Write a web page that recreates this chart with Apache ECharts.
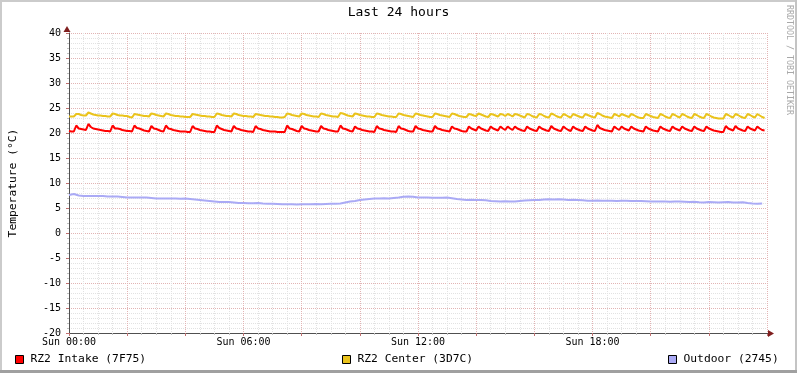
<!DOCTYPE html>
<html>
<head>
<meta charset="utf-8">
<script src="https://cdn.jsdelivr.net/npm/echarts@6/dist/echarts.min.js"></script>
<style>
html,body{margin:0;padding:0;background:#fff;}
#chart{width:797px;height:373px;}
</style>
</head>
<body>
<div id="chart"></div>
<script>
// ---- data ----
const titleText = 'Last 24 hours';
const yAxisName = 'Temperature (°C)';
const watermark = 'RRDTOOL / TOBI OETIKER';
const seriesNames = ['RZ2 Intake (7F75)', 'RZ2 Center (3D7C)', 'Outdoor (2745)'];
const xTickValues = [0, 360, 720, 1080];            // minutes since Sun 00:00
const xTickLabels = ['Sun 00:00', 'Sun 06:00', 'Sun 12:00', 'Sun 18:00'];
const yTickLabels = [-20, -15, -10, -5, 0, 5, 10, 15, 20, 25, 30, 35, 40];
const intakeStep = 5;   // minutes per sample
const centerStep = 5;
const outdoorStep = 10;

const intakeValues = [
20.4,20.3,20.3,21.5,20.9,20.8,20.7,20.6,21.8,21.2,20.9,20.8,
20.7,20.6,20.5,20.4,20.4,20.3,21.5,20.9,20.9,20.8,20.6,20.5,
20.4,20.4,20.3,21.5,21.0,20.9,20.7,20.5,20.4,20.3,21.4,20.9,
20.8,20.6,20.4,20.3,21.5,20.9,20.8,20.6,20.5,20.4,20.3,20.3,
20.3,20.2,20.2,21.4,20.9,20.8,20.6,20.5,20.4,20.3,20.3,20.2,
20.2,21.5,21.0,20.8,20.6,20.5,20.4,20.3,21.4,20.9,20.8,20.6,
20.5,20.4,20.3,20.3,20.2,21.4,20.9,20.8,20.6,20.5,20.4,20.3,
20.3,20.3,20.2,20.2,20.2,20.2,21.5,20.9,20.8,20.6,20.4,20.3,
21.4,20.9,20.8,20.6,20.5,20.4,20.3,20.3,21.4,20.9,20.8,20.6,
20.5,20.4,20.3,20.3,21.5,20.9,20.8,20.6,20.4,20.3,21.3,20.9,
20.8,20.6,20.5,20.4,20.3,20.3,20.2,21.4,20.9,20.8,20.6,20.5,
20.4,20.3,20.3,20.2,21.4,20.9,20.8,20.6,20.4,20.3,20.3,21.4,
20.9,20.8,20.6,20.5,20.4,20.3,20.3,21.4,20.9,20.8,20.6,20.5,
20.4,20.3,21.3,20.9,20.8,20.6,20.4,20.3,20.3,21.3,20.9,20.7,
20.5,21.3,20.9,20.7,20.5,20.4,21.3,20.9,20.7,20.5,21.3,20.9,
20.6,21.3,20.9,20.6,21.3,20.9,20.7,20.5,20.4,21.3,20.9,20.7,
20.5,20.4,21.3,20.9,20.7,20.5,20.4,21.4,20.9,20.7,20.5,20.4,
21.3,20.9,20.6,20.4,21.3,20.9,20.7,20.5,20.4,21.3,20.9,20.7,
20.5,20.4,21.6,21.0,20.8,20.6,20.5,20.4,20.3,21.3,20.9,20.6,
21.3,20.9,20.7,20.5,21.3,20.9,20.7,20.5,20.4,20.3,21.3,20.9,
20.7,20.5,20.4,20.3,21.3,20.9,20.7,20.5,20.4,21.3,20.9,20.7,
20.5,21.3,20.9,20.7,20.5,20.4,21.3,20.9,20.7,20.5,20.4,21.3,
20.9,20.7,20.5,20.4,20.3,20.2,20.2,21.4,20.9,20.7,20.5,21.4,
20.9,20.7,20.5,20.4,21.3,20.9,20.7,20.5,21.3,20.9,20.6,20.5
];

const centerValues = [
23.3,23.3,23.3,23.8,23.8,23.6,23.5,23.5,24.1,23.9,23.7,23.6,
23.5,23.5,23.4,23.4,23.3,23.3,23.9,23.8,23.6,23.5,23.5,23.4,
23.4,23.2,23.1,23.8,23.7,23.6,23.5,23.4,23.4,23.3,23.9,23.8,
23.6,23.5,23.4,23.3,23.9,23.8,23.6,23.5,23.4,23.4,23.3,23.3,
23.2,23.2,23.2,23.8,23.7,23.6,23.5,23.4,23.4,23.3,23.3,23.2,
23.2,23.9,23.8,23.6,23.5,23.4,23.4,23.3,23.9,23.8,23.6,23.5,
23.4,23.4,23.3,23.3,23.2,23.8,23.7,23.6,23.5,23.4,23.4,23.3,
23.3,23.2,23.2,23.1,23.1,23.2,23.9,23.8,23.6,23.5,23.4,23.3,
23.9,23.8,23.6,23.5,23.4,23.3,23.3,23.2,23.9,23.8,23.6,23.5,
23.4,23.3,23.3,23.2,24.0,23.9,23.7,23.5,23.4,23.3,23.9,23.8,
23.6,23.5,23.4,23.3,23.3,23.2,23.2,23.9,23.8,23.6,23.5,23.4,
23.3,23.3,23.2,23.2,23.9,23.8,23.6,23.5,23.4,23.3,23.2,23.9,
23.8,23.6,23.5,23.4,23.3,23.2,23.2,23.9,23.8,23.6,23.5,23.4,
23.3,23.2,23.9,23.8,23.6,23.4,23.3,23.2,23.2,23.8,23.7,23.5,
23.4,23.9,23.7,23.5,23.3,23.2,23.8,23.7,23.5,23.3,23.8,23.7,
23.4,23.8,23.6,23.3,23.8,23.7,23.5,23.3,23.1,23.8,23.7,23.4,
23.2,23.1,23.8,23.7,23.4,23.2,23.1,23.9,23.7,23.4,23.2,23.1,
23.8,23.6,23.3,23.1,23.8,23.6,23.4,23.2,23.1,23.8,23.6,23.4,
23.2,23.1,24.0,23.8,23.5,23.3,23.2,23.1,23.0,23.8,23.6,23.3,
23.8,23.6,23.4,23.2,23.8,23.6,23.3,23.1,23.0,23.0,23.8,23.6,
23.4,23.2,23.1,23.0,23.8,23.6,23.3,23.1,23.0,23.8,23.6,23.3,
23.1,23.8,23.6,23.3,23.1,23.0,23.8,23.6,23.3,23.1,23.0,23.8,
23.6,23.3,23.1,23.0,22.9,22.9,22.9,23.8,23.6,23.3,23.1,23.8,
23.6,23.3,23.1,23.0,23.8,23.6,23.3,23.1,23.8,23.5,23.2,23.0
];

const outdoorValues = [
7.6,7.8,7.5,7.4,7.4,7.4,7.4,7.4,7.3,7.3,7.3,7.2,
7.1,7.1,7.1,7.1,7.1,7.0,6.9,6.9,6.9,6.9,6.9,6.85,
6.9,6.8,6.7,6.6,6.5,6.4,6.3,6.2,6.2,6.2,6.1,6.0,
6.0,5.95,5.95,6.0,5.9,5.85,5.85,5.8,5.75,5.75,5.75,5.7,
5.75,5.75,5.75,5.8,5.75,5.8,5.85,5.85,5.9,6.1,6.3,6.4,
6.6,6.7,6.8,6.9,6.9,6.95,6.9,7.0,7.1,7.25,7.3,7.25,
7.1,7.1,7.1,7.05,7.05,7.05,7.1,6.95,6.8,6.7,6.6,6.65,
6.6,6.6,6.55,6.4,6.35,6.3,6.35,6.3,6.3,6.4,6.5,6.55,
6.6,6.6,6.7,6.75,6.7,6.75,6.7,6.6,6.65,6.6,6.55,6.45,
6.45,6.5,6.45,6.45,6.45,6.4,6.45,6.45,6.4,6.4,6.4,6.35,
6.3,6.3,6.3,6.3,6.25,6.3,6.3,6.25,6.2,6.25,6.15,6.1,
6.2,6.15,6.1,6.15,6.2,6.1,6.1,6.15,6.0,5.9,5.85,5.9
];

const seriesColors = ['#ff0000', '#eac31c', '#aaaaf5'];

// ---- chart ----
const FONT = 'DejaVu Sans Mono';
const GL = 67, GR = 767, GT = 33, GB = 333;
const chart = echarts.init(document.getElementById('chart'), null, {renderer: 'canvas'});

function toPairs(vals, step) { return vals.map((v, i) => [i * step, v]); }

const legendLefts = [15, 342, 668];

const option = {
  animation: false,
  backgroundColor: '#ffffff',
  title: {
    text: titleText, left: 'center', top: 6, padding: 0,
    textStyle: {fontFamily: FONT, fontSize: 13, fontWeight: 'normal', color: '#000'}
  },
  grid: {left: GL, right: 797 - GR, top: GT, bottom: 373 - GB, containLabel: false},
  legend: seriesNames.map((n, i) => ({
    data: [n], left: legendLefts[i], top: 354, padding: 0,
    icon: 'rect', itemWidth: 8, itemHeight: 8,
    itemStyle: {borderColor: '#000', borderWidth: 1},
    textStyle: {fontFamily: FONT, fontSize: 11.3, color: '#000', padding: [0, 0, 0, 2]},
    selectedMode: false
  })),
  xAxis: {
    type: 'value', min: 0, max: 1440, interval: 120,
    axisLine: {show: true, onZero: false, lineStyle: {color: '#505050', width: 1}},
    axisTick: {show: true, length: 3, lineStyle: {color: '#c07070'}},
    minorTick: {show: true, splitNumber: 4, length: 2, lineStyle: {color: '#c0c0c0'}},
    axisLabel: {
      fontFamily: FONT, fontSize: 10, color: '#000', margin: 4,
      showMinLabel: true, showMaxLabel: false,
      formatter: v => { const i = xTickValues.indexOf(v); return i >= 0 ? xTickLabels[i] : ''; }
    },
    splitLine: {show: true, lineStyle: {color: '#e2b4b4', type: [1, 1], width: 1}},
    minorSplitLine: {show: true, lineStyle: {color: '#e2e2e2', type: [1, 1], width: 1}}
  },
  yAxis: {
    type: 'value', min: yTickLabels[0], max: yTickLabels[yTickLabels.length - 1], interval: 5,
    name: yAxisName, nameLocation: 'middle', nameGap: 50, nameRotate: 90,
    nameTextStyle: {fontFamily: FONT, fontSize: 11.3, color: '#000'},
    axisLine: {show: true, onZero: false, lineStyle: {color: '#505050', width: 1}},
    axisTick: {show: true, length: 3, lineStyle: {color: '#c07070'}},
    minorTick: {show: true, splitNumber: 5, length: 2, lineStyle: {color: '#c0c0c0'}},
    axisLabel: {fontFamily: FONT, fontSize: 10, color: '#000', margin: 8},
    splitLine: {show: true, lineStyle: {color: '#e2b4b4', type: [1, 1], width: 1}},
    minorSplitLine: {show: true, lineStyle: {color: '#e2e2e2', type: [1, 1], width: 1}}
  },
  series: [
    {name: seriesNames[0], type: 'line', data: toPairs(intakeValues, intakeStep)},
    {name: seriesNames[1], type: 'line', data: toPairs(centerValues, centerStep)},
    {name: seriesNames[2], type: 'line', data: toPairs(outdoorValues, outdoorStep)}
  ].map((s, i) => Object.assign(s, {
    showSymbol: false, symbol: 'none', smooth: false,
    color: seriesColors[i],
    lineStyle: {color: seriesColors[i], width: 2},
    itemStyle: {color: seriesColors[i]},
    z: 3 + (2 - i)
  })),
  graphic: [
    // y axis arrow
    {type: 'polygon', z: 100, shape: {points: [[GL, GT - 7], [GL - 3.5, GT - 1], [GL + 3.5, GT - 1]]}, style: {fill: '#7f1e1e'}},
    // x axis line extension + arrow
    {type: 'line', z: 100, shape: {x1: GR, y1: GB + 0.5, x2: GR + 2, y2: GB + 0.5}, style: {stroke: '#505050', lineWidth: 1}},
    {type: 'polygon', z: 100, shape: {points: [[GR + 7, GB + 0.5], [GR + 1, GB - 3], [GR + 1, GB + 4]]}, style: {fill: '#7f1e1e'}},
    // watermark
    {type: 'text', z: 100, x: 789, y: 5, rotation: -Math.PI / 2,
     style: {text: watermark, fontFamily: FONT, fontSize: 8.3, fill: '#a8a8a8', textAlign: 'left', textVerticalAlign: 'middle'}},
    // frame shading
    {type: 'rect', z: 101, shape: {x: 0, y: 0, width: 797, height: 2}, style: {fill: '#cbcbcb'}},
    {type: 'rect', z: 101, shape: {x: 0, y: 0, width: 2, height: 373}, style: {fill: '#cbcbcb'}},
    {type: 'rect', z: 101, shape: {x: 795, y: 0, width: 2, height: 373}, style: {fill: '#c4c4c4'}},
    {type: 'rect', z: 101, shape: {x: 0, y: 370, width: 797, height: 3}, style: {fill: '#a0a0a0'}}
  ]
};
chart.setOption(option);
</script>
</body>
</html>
+++
REQUIRED WORK
Copy nothing but the lines from the first one in the listing through the line with "const outdoorStep = 10;", and omit the pictures.

RESULT OF THIS TASK
Write a web page that recreates this chart with Apache ECharts.
<!DOCTYPE html>
<html>
<head>
<meta charset="utf-8">
<script src="https://cdn.jsdelivr.net/npm/echarts@6/dist/echarts.min.js"></script>
<style>
html,body{margin:0;padding:0;background:#fff;}
#chart{width:797px;height:373px;}
</style>
</head>
<body>
<div id="chart"></div>
<script>
// ---- data ----
const titleText = 'Last 24 hours';
const yAxisName = 'Temperature (°C)';
const watermark = 'RRDTOOL / TOBI OETIKER';
const seriesNames = ['RZ2 Intake (7F75)', 'RZ2 Center (3D7C)', 'Outdoor (2745)'];
const xTickValues = [0, 360, 720, 1080];            // minutes since Sun 00:00
const xTickLabels = ['Sun 00:00', 'Sun 06:00', 'Sun 12:00', 'Sun 18:00'];
const yTickLabels = [-20, -15, -10, -5, 0, 5, 10, 15, 20, 25, 30, 35, 40];
const intakeStep = 5;   // minutes per sample
const centerStep = 5;
const outdoorStep = 10;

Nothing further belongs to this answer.